Recently I was reflecting upon the nature and meaning of discipleship. Although discipleship is perhaps best known in relation to the Great Commission (to go and make disciples of all nations), I was meditating on Jesus’ words in John 8:31: “If you abide in my word, you are truly my disciples.” I love that word “abide” and everything that it connotes: to live in, to remain in, to soak up, to be a student of, to learn from, to rest and believe in … THE WORD. And what is The Word? Jesus Christ who became flesh and dwelt among us and sets us free!
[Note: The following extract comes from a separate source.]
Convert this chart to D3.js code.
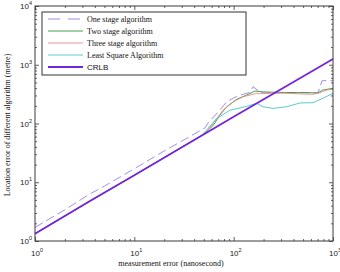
<!DOCTYPE html>
<html>
<head>
<meta charset="utf-8">
<script src="https://cdn.jsdelivr.net/npm/d3@7"></script>
<style>
body { margin: 0; background: #fff; }
</style>
</head>
<body>
<div id="chart"></div>
<script>
// axis ticks
const xTickVals = [1, 10, 100, 1000];
const yTickVals = [1, 10, 100, 1000, 10000];
const seriesNames = ['One stage algorithm', 'Two stage algorithm', 'Three stage algorithm', 'Least Square Algorithm', 'CRLB'];

// series, [measurement error (ns), location error (m)]
const oneStage = [[1, 1.7], [2, 3.4], [3.5, 6.2], [5, 8.6], [10, 17], [20, 34], [40, 66], [51.4, 84],
  [55.2, 102], [72.9, 170], [85.1, 235], [107.3, 290], [146, 340], [156.6, 423], [184.2, 343],
  [197.4, 330], [300, 332], [500, 335], [706, 330], [775, 535], [1000, 535]];
const twoStage = [[1, 1.33], [10, 13.2], [50, 66], [62, 92], [72.9, 140], [85.1, 193], [107.3, 258],
  [135.3, 305], [163.8, 357], [197.4, 345], [300, 338], [500, 335], [706, 332], [793, 372], [1000, 397]];
const threeStage = [[1, 1.33], [10, 13.2], [52, 68], [61.9, 100], [78.1, 168], [98.5, 232], [124.2, 285],
  [170.6, 326], [197.4, 326], [300, 330], [500, 318], [629, 315], [706, 326], [864, 371], [1000, 382]];
const leastSquare = [[1, 1.33], [10, 13.2], [48, 63], [51.4, 72], [67.5, 122], [91.9, 168], [135.3, 196],
  [170.6, 221], [197.4, 193], [248.7, 181], [341.9, 193], [465.4, 224], [629, 226], [793, 269], [1000, 327]];
const crlb = [[1, 1.33], [3.5, 4.7], [10, 13.2], [100, 130], [1000, 1250]];

const colors = ['#9b80e8', '#2e963c', '#ee8888', '#45c6c6', '#7424dc'];

const width = 340, height = 272;
const margin = {left: 35, right: 7, top: 6, bottom: 31};
const w = width - margin.left - margin.right;
const h = height - margin.top - margin.bottom;

const svg = d3.select('#chart').append('svg')
  .attr('width', width)
  .attr('height', height)
  .style('font-family', 'Liberation Sans, Arial, sans-serif');

const g = svg.append('g').attr('transform', `translate(${margin.left},${margin.top})`);

const xScale = d3.scaleLog().domain([1, 1000]).range([0, w]);
const yScale = d3.scaleLog().domain([1, 10000]).range([h, 0]);

// minor + major ticks, pointing inward on all four sides
const xMinor = xScale.ticks().filter(d => !xTickVals.includes(d));
const yMinor = yScale.ticks().filter(d => !yTickVals.includes(d));

const axisColor = '#3a3a3a';
function tickAxis(axis, sel, vals, size) {
  sel.call(axis.tickValues(vals).tickSize(size).tickFormat(''));
  sel.select('.domain').remove();
  sel.selectAll('line').attr('stroke', axisColor).attr('stroke-width', 0.8);
}
const bottomMaj = g.append('g').attr('transform', `translate(0,${h})`);
tickAxis(d3.axisBottom(xScale), bottomMaj, xTickVals, -4);
const bottomMin = g.append('g').attr('transform', `translate(0,${h})`);
tickAxis(d3.axisBottom(xScale), bottomMin, xMinor, -2);
const topMaj = g.append('g');
tickAxis(d3.axisTop(xScale), topMaj, xTickVals, -4);
const topMin = g.append('g');
tickAxis(d3.axisTop(xScale), topMin, xMinor, -2);
const leftMaj = g.append('g');
tickAxis(d3.axisLeft(yScale), leftMaj, yTickVals, -4);
const leftMin = g.append('g');
tickAxis(d3.axisLeft(yScale), leftMin, yMinor, -2);
const rightMaj = g.append('g').attr('transform', `translate(${w},0)`);
tickAxis(d3.axisRight(yScale), rightMaj, yTickVals, -4);
const rightMin = g.append('g').attr('transform', `translate(${w},0)`);
tickAxis(d3.axisRight(yScale), rightMin, yMinor, -2);

// tick labels as 10 with superscript exponent
xTickVals.forEach(v => {
  const t = g.append('text')
    .attr('x', xScale(v) + 2)
    .attr('y', h + 15)
    .attr('text-anchor', 'middle')
    .attr('font-size', 8)
    .attr('fill', '#222');
  t.append('tspan').text('10');
  t.append('tspan').attr('font-size', 5.5).attr('dy', -4).text(Math.round(Math.log10(v)));
});
yTickVals.forEach(v => {
  const t = g.append('text')
    .attr('x', -3)
    .attr('y', yScale(v) + 3)
    .attr('text-anchor', 'end')
    .attr('font-size', 8)
    .attr('fill', '#222');
  t.append('tspan').text('10');
  t.append('tspan').attr('font-size', 5.5).attr('dy', -4).text(Math.round(Math.log10(v)));
});

// lines
const line = d3.line()
  .x(d => xScale(d[0]))
  .y(d => yScale(d[1]));

const allSeries = [oneStage, twoStage, threeStage, leastSquare, crlb];
allSeries.forEach((s, i) => {
  g.append('path')
    .datum(s)
    .attr('d', line)
    .attr('fill', 'none')
    .attr('stroke', colors[i])
    .attr('stroke-width', i === 4 ? 1.8 : 0.9)
    .attr('stroke-dasharray', i === 0 ? '9,4' : null);
});

// frame
g.append('rect')
  .attr('width', w)
  .attr('height', h)
  .attr('fill', 'none')
  .attr('stroke', axisColor)
  .attr('stroke-width', 1);

// legend
const legend = svg.append('g').attr('transform', 'translate(42,12)');
legend.append('rect')
  .attr('width', 204)
  .attr('height', 63)
  .attr('fill', '#fff')
  .attr('stroke', '#333')
  .attr('stroke-width', 1);
seriesNames.forEach((name, i) => {
  const y = 7 + i * 12;
  legend.append('line')
    .attr('x1', 6).attr('x2', 41)
    .attr('y1', y).attr('y2', y)
    .attr('stroke', colors[i])
    .attr('stroke-width', i === 4 ? 1.8 : 0.9)
    .attr('stroke-dasharray', i === 0 ? '12,8' : null);
  legend.append('text')
    .attr('x', 45)
    .attr('y', y + 3)
    .attr('font-size', 8)
    .attr('fill', '#111')
    .style('font-family', i === 4 ? 'Liberation Sans, Arial, sans-serif' : 'Liberation Serif, Times New Roman, serif')
    .text(name);
});

// axis titles
svg.append('text')
  .attr('x', 171)
  .attr('y', 266)
  .attr('text-anchor', 'middle')
  .attr('font-size', 8)
  .attr('fill', '#111')
  .style('font-family', 'Liberation Serif, Times New Roman, serif')
  .text('measurement error (nanosecond)');
svg.append('text')
  .attr('transform', 'translate(10,125) rotate(-90)')
  .attr('text-anchor', 'middle')
  .attr('font-size', 8)
  .attr('fill', '#111')
  .style('font-family', 'Liberation Serif, Times New Roman, serif')
  .text('Location error of different algorithm (metre)');
</script>
</body>
</html>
Everyone is a disciple (a student) of someone or something (a teacher). We spend every moment of our lives absorbing teachings. When we surf the web, read a book, speak to a friend, watch a movie, turn on the TV, scroll through our Facebook feed or read a billboard while driving on the freeway, someone or something is trying to disciple us (teach us) to make a certain decision, think a certain way, feel a certain way, act a particular way, or reorient our lives in a new way. We can reject that discipleship, for sure, but how often are we really actively fighting against (let alone aware of) even the smallest, most insidious seeds of the discipleship of destruction that Satan is trying to plant in us?
Thought of in another way: what you spend most of your life doing or thinking about is what you are a disciple of. If you watch TV a lot, but couldn’t be bothered to serve at church, then you are a disciple of the TV. If you spend time on Facebook or other fun apps, but can’t seem to find time for prayer, then you are a disciple of Facebook, if you can always make room to have fun with friends, but can’t seem to fit in time in the Word, then you are a disciple of fun with friends. John warns most passionately about living a life such as this: “Little children, keep yourselves from idols.” (1 John 5:21) Of what or of whom are you a disciple? When I took time to consider it, I was able to discover a few competing “discipleships” in my life that just always seem to rob me of time with the Lord. Worse yet, I noticed that I had developed patterns of thought to justify those things.
The good news is that if we are in Christ, we do not stand condemned for the competing allegiances in our lives! (Romans 8:1) God lovingly offers the gift of forgiveness and the power of the Holy Spirit to change. How much more joyful it is to be mastered by the word, mastered by freedom, mastered by the truth–in short, to be a disciple of Christ.